## AIM
Please write the listing below out again exactly, leaving every picture behind.
+++
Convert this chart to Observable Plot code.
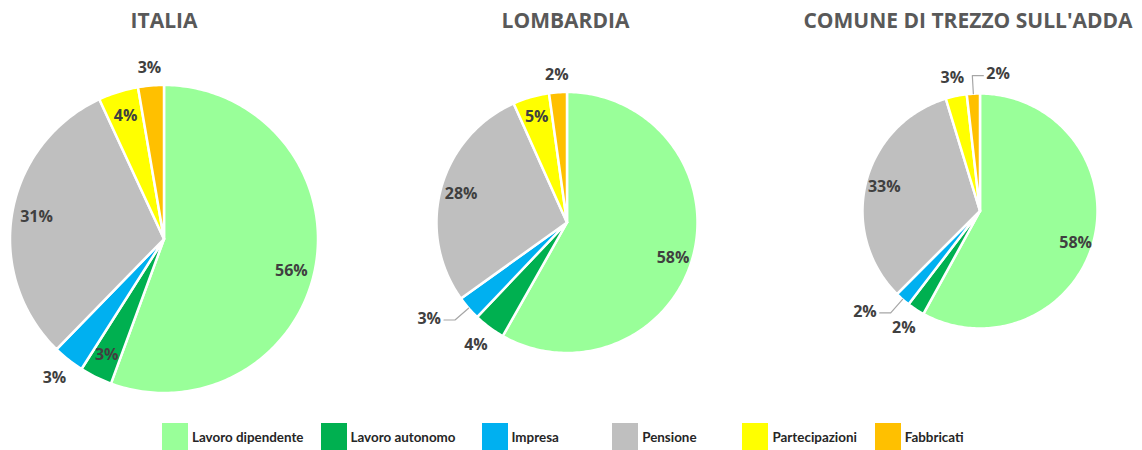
<!DOCTYPE html>
<html>
<head>
<meta charset="utf-8">
<script src="https://cdn.jsdelivr.net/npm/d3@7"></script>
<script src="https://cdn.jsdelivr.net/npm/@observablehq/plot@0.6"></script>
<style>
  body { margin: 0; background: #fff; }
  #chart { width: 1142px; }
  .lg-swatches { font-family: Lato, "Open Sans", sans-serif !important; font-size: 13.4px !important; font-weight: bold; color: #262626; margin-top: 5px; margin-bottom: 0 !important; }
  .lg-swatch { box-sizing: border-box; margin-right: 0 !important; }
  .lg-swatch:nth-of-type(1) { width: 158.5px; }
  .lg-swatch:nth-of-type(2) { width: 161px; }
  .lg-swatch:nth-of-type(3) { width: 130.7px; }
  .lg-swatch:nth-of-type(4) { width: 130.3px; }
  .lg-swatch:nth-of-type(5) { width: 132.3px; }
  .lg-swatch > svg { margin-right: 4px !important; }
</style>
</head>
<body>
<div id="chart"></div>
<script>
// ---------- data ----------
const categories = ["Lavoro dipendente", "Lavoro autonomo", "Impresa", "Pensione", "Partecipazioni", "Fabbricati"];
const colors = ["#99ff99", "#00b050", "#00b0f0", "#bfbfbf", "#ffff00", "#ffc000"];
const areas = ["ITALIA", "LOMBARDIA", "COMUNE DI TREZZO SULL'ADDA"];
const italia = [55.6, 3.4, 3.3, 30.8, 4.2, 2.7];
const lombardia = [58.2, 3.9, 3.0, 28.2, 4.5, 2.2];
const trezzo = [58.0, 2.4, 2.1, 32.8, 2.9, 1.8];

// ---------- layout ----------
const W = 1142, H = 415;
const panels = [
  {name: areas[0], values: italia, cx: 163.5, cy: 238.5, r: 154, titleX: 163.5, titleY: 21,
   place: ["in", "in", "out", "in", "in", "out"]},
  {name: areas[1], values: lombardia, cx: 566.5, cy: 222, r: 130.5, titleX: 565, titleY: 21,
   place: ["in", "out", "leaderLeft", "in", "in", "out"]},
  {name: areas[2], values: trezzo, cx: 979.5, cy: 210.5, r: 117.5, titleX: 967.5, titleY: 21,
   place: ["in", "out", "leaderLeft", "in", "out", "leaderRight"]}
];

const slicePts = [], labels = [], leaderPts = [];
panels.forEach((p, pi) => {
  const arcs = d3.pie().sort(null).value(d => d)(p.values);
  arcs.forEach((a, i) => {
    const id = pi + "-" + i;
    const cat = categories[i];
    slicePts.push({id, cat, x: p.cx, y: p.cy});
    const n = Math.max(2, Math.ceil((a.endAngle - a.startAngle) / (Math.PI / 180)));
    for (let k = 0; k <= n; k++) {
      const t = a.startAngle + (a.endAngle - a.startAngle) * k / n;
      slicePts.push({id, cat, x: p.cx + p.r * Math.sin(t), y: p.cy - p.r * Math.cos(t)});
    }
    const mid = (a.startAngle + a.endAngle) / 2;
    const dx = Math.sin(mid), dy = -Math.cos(mid);
    const text = Math.round(p.values[i]) + "%";
    const mode = p.place[i];
    if (mode === "in") {
      // larger slices get their label a bit lower (Excel best-fit look)
      const rr = p.r * (p.values[i] > 50 ? 0.84 : 0.84);
      const extraY = p.values[i] > 50 ? p.r * 0.06 : 0;
      labels.push({x: p.cx + dx * rr, y: p.cy + dy * rr + extraY, text, anchor: "middle"});
    } else if (mode === "out") {
      const rr = p.r + 10 + Math.abs(dx) * 12 + Math.abs(dy) * 6.5;
      labels.push({x: p.cx + dx * rr, y: p.cy + dy * rr, text, anchor: "middle"});
    } else {
      const side = mode === "leaderLeft" ? -1 : 1;
      const x0 = p.cx + dx * p.r, y0 = p.cy + dy * p.r;
      const x1 = p.cx + dx * (p.r + 18), y1 = p.cy + dy * (p.r + 18);
      const x2 = x1 + side * 11;
      leaderPts.push({id, x: x0, y: y0}, {id, x: x1, y: y1}, {id, x: x2, y: y1});
      labels.push({x: x2 + side * 3, y: y1 - 1.5, text, anchor: side < 0 ? "end" : "start"});
    }
  });
});

const labelStyle = {fontSize: 16, fontWeight: "bold", fill: "#404040"};

const chart = Plot.plot({
  width: W,
  height: H,
  margin: 0,
  x: {domain: [0, W], range: [0, W], axis: null},
  y: {domain: [0, H], range: [0, H], axis: null},
  color: {domain: categories, range: colors},
  style: {fontFamily: "'Open Sans', sans-serif", background: "#fff"},
  marks: [
    Plot.line(slicePts, {x: "x", y: "y", z: "id", fill: "cat", stroke: "white", strokeWidth: 2.5,
      strokeLinejoin: "round", curve: "linear-closed"}),
    Plot.line(leaderPts, {x: "x", y: "y", z: "id", stroke: "#a6a6a6", strokeWidth: 1.2}),
    Plot.text(labels.filter(d => d.anchor === "middle"), {x: "x", y: "y", text: "text", textAnchor: "middle", ...labelStyle}),
    Plot.text(labels.filter(d => d.anchor === "end"), {x: "x", y: "y", text: "text", textAnchor: "end", ...labelStyle}),
    Plot.text(labels.filter(d => d.anchor === "start"), {x: "x", y: "y", text: "text", textAnchor: "start", ...labelStyle}),
    Plot.text(panels, {x: "titleX", y: "titleY", text: "name", textAnchor: "middle", fontSize: 21,
      fontWeight: "bold", fill: "#595959"})
  ]
});

const legend = Plot.legend({
  color: {type: "ordinal", domain: categories, range: colors},
  className: "lg",
  swatchWidth: 26,
  swatchHeight: 27,
  marginLeft: 162
});

const root = document.getElementById("chart");
root.appendChild(chart);
root.appendChild(legend);
</script>
</body>
</html>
+++
## THE SOLUTION
Convert this chart to Observable Plot code.
<!DOCTYPE html>
<html>
<head>
<meta charset="utf-8">
<script src="https://cdn.jsdelivr.net/npm/d3@7"></script>
<script src="https://cdn.jsdelivr.net/npm/@observablehq/plot@0.6"></script>
<style>
  body { margin: 0; background: #fff; }
  #chart { width: 1142px; }
  .lg-swatches { font-family: Lato, "Open Sans", sans-serif !important; font-size: 13.4px !important; font-weight: bold; color: #262626; margin-top: 5px; margin-bottom: 0 !important; }
  .lg-swatch { box-sizing: border-box; margin-right: 0 !important; }
  .lg-swatch:nth-of-type(1) { width: 158.5px; }
  .lg-swatch:nth-of-type(2) { width: 161px; }
  .lg-swatch:nth-of-type(3) { width: 130.7px; }
  .lg-swatch:nth-of-type(4) { width: 130.3px; }
  .lg-swatch:nth-of-type(5) { width: 132.3px; }
  .lg-swatch > svg { margin-right: 4px !important; }
</style>
</head>
<body>
<div id="chart"></div>
<script>
// ---------- data ----------
const categories = ["Lavoro dipendente", "Lavoro autonomo", "Impresa", "Pensione", "Partecipazioni", "Fabbricati"];
const colors = ["#99ff99", "#00b050", "#00b0f0", "#bfbfbf", "#ffff00", "#ffc000"];
const areas = ["ITALIA", "LOMBARDIA", "COMUNE DI TREZZO SULL'ADDA"];
const italia = [55.6, 3.4, 3.3, 30.8, 4.2, 2.7];
const lombardia = [58.2, 3.9, 3.0, 28.2, 4.5, 2.2];
const trezzo = [58.0, 2.4, 2.1, 32.8, 2.9, 1.8];

// ---------- layout ----------
const W = 1142, H = 415;
const panels = [
  {name: areas[0], values: italia, cx: 163.5, cy: 238.5, r: 154, titleX: 163.5, titleY: 21,
   place: ["in", "in", "out", "in", "in", "out"]},
  {name: areas[1], values: lombardia, cx: 566.5, cy: 222, r: 130.5, titleX: 565, titleY: 21,
   place: ["in", "out", "leaderLeft", "in", "in", "out"]},
  {name: areas[2], values: trezzo, cx: 979.5, cy: 210.5, r: 117.5, titleX: 967.5, titleY: 21,
   place: ["in", "out", "leaderLeft", "in", "out", "leaderRight"]}
];

const slicePts = [], labels = [], leaderPts = [];
panels.forEach((p, pi) => {
  const arcs = d3.pie().sort(null).value(d => d)(p.values);
  arcs.forEach((a, i) => {
    const id = pi + "-" + i;
    const cat = categories[i];
    slicePts.push({id, cat, x: p.cx, y: p.cy});
    const n = Math.max(2, Math.ceil((a.endAngle - a.startAngle) / (Math.PI / 180)));
    for (let k = 0; k <= n; k++) {
      const t = a.startAngle + (a.endAngle - a.startAngle) * k / n;
      slicePts.push({id, cat, x: p.cx + p.r * Math.sin(t), y: p.cy - p.r * Math.cos(t)});
    }
    const mid = (a.startAngle + a.endAngle) / 2;
    const dx = Math.sin(mid), dy = -Math.cos(mid);
    const text = Math.round(p.values[i]) + "%";
    const mode = p.place[i];
    if (mode === "in") {
      // larger slices get their label a bit lower (Excel best-fit look)
      const rr = p.r * (p.values[i] > 50 ? 0.84 : 0.84);
      const extraY = p.values[i] > 50 ? p.r * 0.06 : 0;
      labels.push({x: p.cx + dx * rr, y: p.cy + dy * rr + extraY, text, anchor: "middle"});
    } else if (mode === "out") {
      const rr = p.r + 10 + Math.abs(dx) * 12 + Math.abs(dy) * 6.5;
      labels.push({x: p.cx + dx * rr, y: p.cy + dy * rr, text, anchor: "middle"});
    } else {
      const side = mode === "leaderLeft" ? -1 : 1;
      const x0 = p.cx + dx * p.r, y0 = p.cy + dy * p.r;
      const x1 = p.cx + dx * (p.r + 18), y1 = p.cy + dy * (p.r + 18);
      const x2 = x1 + side * 11;
      leaderPts.push({id, x: x0, y: y0}, {id, x: x1, y: y1}, {id, x: x2, y: y1});
      labels.push({x: x2 + side * 3, y: y1 - 1.5, text, anchor: side < 0 ? "end" : "start"});
    }
  });
});

const labelStyle = {fontSize: 16, fontWeight: "bold", fill: "#404040"};

const chart = Plot.plot({
  width: W,
  height: H,
  margin: 0,
  x: {domain: [0, W], range: [0, W], axis: null},
  y: {domain: [0, H], range: [0, H], axis: null},
  color: {domain: categories, range: colors},
  style: {fontFamily: "'Open Sans', sans-serif", background: "#fff"},
  marks: [
    Plot.line(slicePts, {x: "x", y: "y", z: "id", fill: "cat", stroke: "white", strokeWidth: 2.5,
      strokeLinejoin: "round", curve: "linear-closed"}),
    Plot.line(leaderPts, {x: "x", y: "y", z: "id", stroke: "#a6a6a6", strokeWidth: 1.2}),
    Plot.text(labels.filter(d => d.anchor === "middle"), {x: "x", y: "y", text: "text", textAnchor: "middle", ...labelStyle}),
    Plot.text(labels.filter(d => d.anchor === "end"), {x: "x", y: "y", text: "text", textAnchor: "end", ...labelStyle}),
    Plot.text(labels.filter(d => d.anchor === "start"), {x: "x", y: "y", text: "text", textAnchor: "start", ...labelStyle}),
    Plot.text(panels, {x: "titleX", y: "titleY", text: "name", textAnchor: "middle", fontSize: 21,
      fontWeight: "bold", fill: "#595959"})
  ]
});

const legend = Plot.legend({
  color: {type: "ordinal", domain: categories, range: colors},
  className: "lg",
  swatchWidth: 26,
  swatchHeight: 27,
  marginLeft: 162
});

const root = document.getElementById("chart");
root.appendChild(chart);
root.appendChild(legend);
</script>
</body>
</html>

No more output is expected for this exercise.